OPEC+ made a historical success that resulted in the deepest agreement to reduce production. The agreement aimed to achieve equilibrium in the oil market in the medium-term and not in the short-term. The key goals remain the same: Ensuring global energy security through market balance, sustainability of prices and continuity of supplies. This agreement has accomplished an unprecedented level of compliance after being closely monitored by the Joint Ministerial Monitoring Committee meetings, which will now be held on a monthly basis.
Oil prices started to deteriorate steeply from the end of January until April, when the WTI plunged to minus $37 per barrel and the Brent crude price dropped to $16 per barrel, the lowest since the late 1990s. It was also a rollercoaster ride for Brent crude, which tumbled to a 21-year low in “Black April” when the global oil market endured the most frenetic week in its history — especially so for the US WTI benchmark that was controversially allowed to fall into negative territory. On the other hand, this could never happen to the Brent benchmark as the contract does not envisage physical delivery. Brent is a seaborne crude oil and it is not landlocked like WTI.

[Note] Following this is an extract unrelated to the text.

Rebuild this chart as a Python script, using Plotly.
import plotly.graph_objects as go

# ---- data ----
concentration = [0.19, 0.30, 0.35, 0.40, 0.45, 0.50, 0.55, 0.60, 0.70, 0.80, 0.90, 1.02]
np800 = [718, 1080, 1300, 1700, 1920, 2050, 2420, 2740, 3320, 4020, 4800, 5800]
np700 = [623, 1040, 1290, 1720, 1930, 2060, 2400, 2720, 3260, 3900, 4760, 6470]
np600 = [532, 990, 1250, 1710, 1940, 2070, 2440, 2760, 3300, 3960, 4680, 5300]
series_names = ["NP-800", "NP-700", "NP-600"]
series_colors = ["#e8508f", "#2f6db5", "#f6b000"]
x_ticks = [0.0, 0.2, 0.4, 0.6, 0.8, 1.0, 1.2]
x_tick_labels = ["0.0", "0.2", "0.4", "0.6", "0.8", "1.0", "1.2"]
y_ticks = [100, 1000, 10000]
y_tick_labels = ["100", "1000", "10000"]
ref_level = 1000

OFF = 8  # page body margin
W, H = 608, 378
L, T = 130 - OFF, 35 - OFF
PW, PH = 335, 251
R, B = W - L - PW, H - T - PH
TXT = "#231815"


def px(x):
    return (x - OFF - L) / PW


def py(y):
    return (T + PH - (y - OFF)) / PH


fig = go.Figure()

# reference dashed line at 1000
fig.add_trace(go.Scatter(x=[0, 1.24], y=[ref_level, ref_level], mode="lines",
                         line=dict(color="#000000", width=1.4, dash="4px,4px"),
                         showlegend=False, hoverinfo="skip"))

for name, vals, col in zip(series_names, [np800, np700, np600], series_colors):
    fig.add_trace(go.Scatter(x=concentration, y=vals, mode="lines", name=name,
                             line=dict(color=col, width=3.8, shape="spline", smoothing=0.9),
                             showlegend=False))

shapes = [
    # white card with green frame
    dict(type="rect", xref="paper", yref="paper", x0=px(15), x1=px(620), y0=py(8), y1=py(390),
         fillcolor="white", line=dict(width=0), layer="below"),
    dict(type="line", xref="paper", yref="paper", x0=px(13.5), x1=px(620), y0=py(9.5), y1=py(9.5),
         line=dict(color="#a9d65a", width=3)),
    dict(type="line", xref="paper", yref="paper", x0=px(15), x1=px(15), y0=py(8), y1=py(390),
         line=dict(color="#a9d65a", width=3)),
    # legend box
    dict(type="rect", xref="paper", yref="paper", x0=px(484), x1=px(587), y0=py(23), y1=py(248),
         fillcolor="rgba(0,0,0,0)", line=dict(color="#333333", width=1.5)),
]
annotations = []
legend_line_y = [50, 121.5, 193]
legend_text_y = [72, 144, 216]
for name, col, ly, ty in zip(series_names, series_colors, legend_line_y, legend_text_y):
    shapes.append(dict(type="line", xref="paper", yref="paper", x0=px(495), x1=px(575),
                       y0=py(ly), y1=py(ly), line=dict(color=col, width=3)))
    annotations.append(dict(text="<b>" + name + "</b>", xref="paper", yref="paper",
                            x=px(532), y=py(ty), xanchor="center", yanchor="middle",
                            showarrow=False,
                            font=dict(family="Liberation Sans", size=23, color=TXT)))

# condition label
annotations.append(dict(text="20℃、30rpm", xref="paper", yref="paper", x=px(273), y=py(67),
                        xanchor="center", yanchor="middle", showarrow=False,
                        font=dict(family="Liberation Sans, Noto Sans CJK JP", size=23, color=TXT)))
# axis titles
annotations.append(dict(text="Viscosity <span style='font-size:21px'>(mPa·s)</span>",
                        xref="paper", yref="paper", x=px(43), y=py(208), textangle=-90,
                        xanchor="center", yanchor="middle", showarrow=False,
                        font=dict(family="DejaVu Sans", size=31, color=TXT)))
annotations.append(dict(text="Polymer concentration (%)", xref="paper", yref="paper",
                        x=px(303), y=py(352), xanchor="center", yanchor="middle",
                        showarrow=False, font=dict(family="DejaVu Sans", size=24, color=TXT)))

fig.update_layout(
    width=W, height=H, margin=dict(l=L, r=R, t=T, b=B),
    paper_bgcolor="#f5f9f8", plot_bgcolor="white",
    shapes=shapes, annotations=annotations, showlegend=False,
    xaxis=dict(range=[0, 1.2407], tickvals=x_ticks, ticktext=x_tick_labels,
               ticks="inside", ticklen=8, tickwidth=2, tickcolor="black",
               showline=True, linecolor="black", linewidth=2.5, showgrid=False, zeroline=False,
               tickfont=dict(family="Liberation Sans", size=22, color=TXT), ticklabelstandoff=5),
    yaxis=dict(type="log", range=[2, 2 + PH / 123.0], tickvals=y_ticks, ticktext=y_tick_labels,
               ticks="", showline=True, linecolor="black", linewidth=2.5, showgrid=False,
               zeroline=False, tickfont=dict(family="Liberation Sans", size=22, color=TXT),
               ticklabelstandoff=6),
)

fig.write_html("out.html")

Still, the unforeseen event of an oil contract turning negative for the first time in history, like WTI did in April, should attract scrutiny and may even raise questions about the viability of some international oil benchmarks, which, on the one hand, highlighted a disconnect between underlying supply and demand for physical oil, and, on the other side, the trading of oil-based financial instruments. It was a wake-up call for an industry long blighted by speculation.

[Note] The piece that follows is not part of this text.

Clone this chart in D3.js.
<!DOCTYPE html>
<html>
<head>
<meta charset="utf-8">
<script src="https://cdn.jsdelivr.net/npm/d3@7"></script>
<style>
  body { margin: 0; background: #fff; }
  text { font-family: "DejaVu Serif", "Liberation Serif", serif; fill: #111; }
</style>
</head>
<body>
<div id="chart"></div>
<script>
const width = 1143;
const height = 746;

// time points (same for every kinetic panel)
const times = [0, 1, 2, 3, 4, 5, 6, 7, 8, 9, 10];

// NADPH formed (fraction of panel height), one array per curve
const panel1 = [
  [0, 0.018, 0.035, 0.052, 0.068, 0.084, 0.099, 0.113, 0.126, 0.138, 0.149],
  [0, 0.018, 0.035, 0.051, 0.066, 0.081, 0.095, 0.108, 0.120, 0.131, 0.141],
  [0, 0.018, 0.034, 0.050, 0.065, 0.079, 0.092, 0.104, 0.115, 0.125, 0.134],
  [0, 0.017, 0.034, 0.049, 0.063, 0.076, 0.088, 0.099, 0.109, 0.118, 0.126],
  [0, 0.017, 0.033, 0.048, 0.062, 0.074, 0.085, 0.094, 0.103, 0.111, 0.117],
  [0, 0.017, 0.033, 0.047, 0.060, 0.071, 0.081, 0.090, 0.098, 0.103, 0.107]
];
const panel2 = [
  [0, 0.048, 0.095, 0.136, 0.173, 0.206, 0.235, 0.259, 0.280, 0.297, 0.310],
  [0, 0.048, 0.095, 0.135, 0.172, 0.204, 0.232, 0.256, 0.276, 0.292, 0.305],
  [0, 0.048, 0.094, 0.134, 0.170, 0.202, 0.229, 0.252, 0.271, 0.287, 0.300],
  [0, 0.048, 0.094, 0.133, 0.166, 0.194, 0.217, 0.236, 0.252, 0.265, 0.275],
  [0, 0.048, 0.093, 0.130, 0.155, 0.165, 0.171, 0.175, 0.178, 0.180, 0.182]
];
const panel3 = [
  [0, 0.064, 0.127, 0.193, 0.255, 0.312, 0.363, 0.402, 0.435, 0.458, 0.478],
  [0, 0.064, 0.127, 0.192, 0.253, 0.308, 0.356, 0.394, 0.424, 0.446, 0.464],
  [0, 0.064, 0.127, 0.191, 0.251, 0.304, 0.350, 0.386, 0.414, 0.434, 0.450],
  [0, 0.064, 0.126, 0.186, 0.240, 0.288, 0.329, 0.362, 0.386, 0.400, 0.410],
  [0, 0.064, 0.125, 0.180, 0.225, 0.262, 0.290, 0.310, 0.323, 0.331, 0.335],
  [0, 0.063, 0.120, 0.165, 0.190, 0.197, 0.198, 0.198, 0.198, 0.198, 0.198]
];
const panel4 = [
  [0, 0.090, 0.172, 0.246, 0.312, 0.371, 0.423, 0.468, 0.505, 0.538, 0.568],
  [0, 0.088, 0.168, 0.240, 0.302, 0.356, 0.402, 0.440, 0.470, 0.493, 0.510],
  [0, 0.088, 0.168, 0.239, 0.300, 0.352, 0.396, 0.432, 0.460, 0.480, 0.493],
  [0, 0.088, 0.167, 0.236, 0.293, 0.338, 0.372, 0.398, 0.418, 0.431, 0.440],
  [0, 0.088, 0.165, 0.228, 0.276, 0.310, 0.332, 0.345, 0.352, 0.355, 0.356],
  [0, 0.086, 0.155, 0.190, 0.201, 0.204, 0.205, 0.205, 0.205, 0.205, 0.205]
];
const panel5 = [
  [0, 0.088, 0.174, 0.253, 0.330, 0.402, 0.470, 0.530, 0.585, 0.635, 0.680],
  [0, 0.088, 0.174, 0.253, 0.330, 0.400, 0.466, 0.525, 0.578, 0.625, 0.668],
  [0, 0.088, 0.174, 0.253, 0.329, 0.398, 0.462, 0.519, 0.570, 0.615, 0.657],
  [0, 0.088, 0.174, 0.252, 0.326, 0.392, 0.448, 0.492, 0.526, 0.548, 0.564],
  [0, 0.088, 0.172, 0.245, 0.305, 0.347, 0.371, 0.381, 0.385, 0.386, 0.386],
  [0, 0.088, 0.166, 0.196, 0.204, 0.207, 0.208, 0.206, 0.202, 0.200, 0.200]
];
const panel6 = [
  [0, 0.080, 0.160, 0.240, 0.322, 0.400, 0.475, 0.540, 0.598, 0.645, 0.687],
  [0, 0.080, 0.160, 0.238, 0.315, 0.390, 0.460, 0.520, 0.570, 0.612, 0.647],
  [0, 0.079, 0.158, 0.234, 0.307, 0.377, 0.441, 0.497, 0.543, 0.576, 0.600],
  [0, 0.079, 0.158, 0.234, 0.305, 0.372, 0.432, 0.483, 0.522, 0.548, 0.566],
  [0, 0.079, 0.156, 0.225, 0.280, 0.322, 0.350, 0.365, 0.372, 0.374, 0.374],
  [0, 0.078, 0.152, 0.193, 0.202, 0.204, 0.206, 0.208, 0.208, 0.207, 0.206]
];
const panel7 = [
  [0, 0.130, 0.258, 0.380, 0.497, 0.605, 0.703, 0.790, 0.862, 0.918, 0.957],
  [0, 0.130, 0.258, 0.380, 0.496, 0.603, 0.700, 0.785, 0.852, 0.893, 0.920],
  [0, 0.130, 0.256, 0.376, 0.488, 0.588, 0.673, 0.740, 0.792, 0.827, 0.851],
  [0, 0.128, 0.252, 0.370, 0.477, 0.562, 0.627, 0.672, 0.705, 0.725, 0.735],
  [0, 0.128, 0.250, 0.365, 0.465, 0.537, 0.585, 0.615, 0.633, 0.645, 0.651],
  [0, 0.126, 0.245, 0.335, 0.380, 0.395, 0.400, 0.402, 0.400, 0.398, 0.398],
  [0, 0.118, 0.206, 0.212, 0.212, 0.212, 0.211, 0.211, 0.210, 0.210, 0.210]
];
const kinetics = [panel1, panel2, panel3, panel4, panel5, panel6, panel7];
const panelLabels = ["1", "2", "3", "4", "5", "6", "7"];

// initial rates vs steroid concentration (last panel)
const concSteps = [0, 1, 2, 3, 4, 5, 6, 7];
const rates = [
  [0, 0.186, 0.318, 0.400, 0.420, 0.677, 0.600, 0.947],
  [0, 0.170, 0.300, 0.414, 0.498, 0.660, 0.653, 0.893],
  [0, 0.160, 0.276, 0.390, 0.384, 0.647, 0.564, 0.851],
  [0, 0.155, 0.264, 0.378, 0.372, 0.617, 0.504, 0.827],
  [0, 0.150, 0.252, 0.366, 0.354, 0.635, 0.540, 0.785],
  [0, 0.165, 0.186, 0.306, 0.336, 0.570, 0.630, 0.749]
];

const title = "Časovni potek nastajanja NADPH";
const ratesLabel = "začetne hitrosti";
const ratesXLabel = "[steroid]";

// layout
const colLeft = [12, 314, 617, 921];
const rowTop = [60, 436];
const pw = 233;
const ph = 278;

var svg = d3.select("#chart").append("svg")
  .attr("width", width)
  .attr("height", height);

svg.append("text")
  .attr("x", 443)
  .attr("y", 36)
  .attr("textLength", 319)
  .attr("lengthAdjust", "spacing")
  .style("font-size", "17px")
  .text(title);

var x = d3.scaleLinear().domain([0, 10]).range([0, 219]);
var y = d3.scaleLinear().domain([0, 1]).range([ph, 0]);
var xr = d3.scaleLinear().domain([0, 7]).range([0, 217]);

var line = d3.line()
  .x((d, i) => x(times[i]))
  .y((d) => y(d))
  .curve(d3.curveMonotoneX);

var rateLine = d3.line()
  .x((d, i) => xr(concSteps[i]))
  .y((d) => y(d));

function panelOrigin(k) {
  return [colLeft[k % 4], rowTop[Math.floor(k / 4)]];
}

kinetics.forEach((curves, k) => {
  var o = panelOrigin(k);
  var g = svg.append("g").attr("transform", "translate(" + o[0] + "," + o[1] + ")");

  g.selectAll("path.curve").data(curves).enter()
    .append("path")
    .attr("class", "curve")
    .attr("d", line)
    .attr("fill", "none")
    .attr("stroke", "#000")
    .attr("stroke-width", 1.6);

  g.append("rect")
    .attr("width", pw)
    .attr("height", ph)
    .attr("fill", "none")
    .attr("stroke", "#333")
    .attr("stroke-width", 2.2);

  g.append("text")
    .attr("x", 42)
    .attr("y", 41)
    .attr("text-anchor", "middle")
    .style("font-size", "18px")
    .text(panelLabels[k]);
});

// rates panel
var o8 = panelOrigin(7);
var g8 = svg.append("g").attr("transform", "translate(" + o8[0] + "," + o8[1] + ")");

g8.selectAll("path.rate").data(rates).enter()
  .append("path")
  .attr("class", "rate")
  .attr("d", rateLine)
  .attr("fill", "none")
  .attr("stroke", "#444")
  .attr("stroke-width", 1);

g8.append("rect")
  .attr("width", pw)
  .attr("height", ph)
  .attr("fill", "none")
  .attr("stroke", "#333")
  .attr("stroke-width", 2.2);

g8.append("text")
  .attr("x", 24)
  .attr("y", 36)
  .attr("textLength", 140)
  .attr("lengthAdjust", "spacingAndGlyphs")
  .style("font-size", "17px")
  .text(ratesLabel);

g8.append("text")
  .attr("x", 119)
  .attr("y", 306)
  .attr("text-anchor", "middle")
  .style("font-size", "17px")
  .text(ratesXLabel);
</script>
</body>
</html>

“Black April” has cemented the market’s “contango” structure, where prices for immediate delivery remain far below future prices, which led some market players to massively store crude oil onshore and offshore.
The Brent crude price had been moving in an extremely narrow range (between $30 and $35 per barrel) in May. That recovery, though stark, didn’t imply a corresponding improvement in fundamentals, despite the fact that OPEC producers have successfully slashed oil output to the lowest level since 2002.
The sustainable output cut strategy will last until April 2022, starting with a reduction of 9.7 million bpd during May and June, then falling to 7.7 million bpd for the second half of 2020 and dropping to 6 million bpd for the remaining 16 months. That was successfully adjusted later to 7.2 million bpd for the first quarter 2021, subject to market needs.
The most bullish development in 2020 was OPEC+ continuing its historical output cuts agreement beyond June.
The pandemic has upended expectations of how the US-China energy relationship may develop at a time of huge volatility.
As the world hopefully emerges from the pandemic, oil market fundamentals will likely improve. But we should not forget the 2020 chaos and the need for more transparent international oil benchmarks that it signals.
The only thing that can support a balanced market going forward is a pickup in demand and that will eventually happen. But the shape and form of that pickup remains unpredictable.